Like many early makers of campaign furniture he had his origins in the trunk making business. He took the trouble of following the army during the Peninsular War to improve his bed, learning first-hand the rigours it had to endure and the practicality needed by the army. He offered variants on the bed suited to the destination of the officer and also sold a similar model that was independent of its packing case. A number of other makers were also selling brass camp beds but Thompson noted in his adverts that he was the sole patentee of the brass plated iron tubing and its qualities which made it both stronger yet a third of the weight of standard brass or iron beds. Its virtues also extended to a resilience to vermin.
By 1817 he looked to capitalize on Waterloo and the Duke's fondness for sleeping in his campaign bed by naming those he manufactured The Wellington. The origins of J.T. Thompson lay with Robert Baker who was in business at 117 Long Acre in 1805 as a Coach Blind and Trunk Maker. By 1808 he had moved to 116 Long Acre and been joined in business by John Strachan and John Thompson. It is possible they were Baker's former employees who had bought into the business when Baker was due to retire because in 1809 the company was mutually dissolved becoming Strachan and Thompson. By 1811 they were advertising camp equipage especially suited to the Army in Portugal and also had Hunter & Co. of Edinburgh acting as their agents. A year later William Thompson's name was on the company's Sun Life Insurance with John and Strachan was gone. The company listed themselves as either Thompson and Co., J.T. Thompson or J.J. Thompson but always at their 116 Long Acre address.
In 1821 J.T. Thompson was bankrupt and his premises and the patent for his bed were offered at auction. It is unclear who, if anyone, bought 116 Long Acre and the bed patent as the initials T, J, JJ or J.T. Thompson were the names used in the subsequent years on similar adverts to those issued by the company before and noted both the same address and patent. The firm survived the bankruptcy and continued in business for the next 20 years before they seemed to run into trouble again with an advert posted in 1840 for a partner to join with a competent capital to invest. During the next year the name Thompson is not used in their adverts and by 1842 it seems H.E. Thompson has taken over. Henry Thompson continued the business, designing a folding rocking chair that is illustrated in Brawer as well as several other items suitable for army officers and kept the premises at 116 Long Acre.

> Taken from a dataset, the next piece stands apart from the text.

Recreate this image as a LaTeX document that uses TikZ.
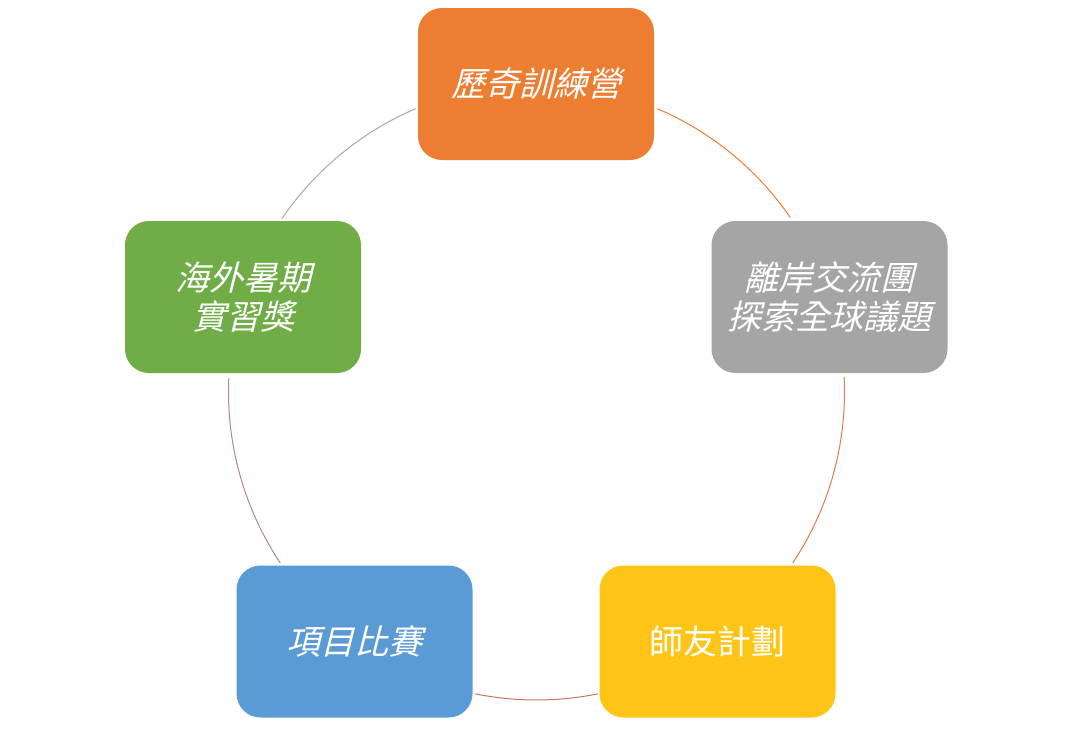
\documentclass[tikz,border=0pt]{standalone}
\usepackage{fontspec}
\newfontfamily\cjk{Noto Sans CJK TC}
\newfontfamily\cjkit{Noto Sans CJK TC}[FakeSlant=0.25]
\definecolor{corange}{HTML}{ED7D31}
\definecolor{cgray}{HTML}{A5A5A5}
\definecolor{cyellow}{HTML}{FFC516}
\definecolor{cblue}{HTML}{5B9BD5}
\definecolor{cgreen}{HTML}{70AD47}
\definecolor{arcA}{HTML}{ED7D31}
\definecolor{arcB}{HTML}{E07A4A}
\definecolor{arcC}{HTML}{C8755F}
\definecolor{arcD}{HTML}{B58585}
\definecolor{arcE}{HTML}{A8A8A8}
\tikzset{
  box/.style={rounded corners=24pt, minimum width=236pt, minimum height=152pt,
    text=white, align=center, font=\fontsize{34}{39}\selectfont\cjkit, inner sep=0pt},
  ring/.style={line width=1pt}
}
\begin{document}
\begin{tikzpicture}[x=1pt,y=1pt]
\useasboundingbox (0,0) rectangle (1073,-736);
\coordinate (c) at (536.5,-392);
\def\R{308}
% arcs
\draw[ring, arcA] ([shift={(66.9:\R)}]c) arc[start angle=66.9, end angle=34.5, radius=\R];
\draw[ring, arcB] ([shift={(2.8:\R)}]c) arc[start angle=2.8, end angle=-33.7, radius=\R];
\draw[ring, arcC] ([shift={(-78.5:\R)}]c) arc[start angle=-78.5, end angle=-101.5, radius=\R];
\draw[ring, arcD] ([shift={(213.7:\R)}]c) arc[start angle=213.7, end angle=177.4, radius=\R];
\draw[ring, arcE] ([shift={(145.8:\R)}]c) arc[start angle=145.8, end angle=113.1, radius=\R];
% boxes
\node[box, fill=corange] (n1) at (536,-84) {歷奇訓練營};
\node[box, fill=cgray] (n2) at (829.5,-297) {離岸交流團\\探索全球議題};
\node[box, fill=cyellow, font=\fontsize{34}{39}\selectfont\cjk] (n3) at (717.5,-641.5) {師友計劃};
\node[box, fill=cblue] (n4) at (354.5,-641.5) {項目比賽};
\node[box, fill=cgreen] (n5) at (243,-297) {海外暑期\\實習獎};
\end{tikzpicture}
\end{document}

An auction was advertised in 1850 with the purpose of reducing stock levels before a move to Piccadilly but, from their future adverts listing the Long Acre address, it seems it never transpired. By 1852 the company was bankrupt again and they are no longer listed in the trade directories from this point on. However, as Brawer notes Henry Edward Thompson was granted a patent in 1858 with his trading address listed as 302 Strand, London. Although there were many camp bed manufacturers in the 19th century, all claiming theirs were far superior to others on the market, Thompson can rightly be seen as one of the leading companies in this field. So much so that even though he sold a range of other camp equipage, few if any examples are known and although Thompson's beds are also rare, his are the most desired.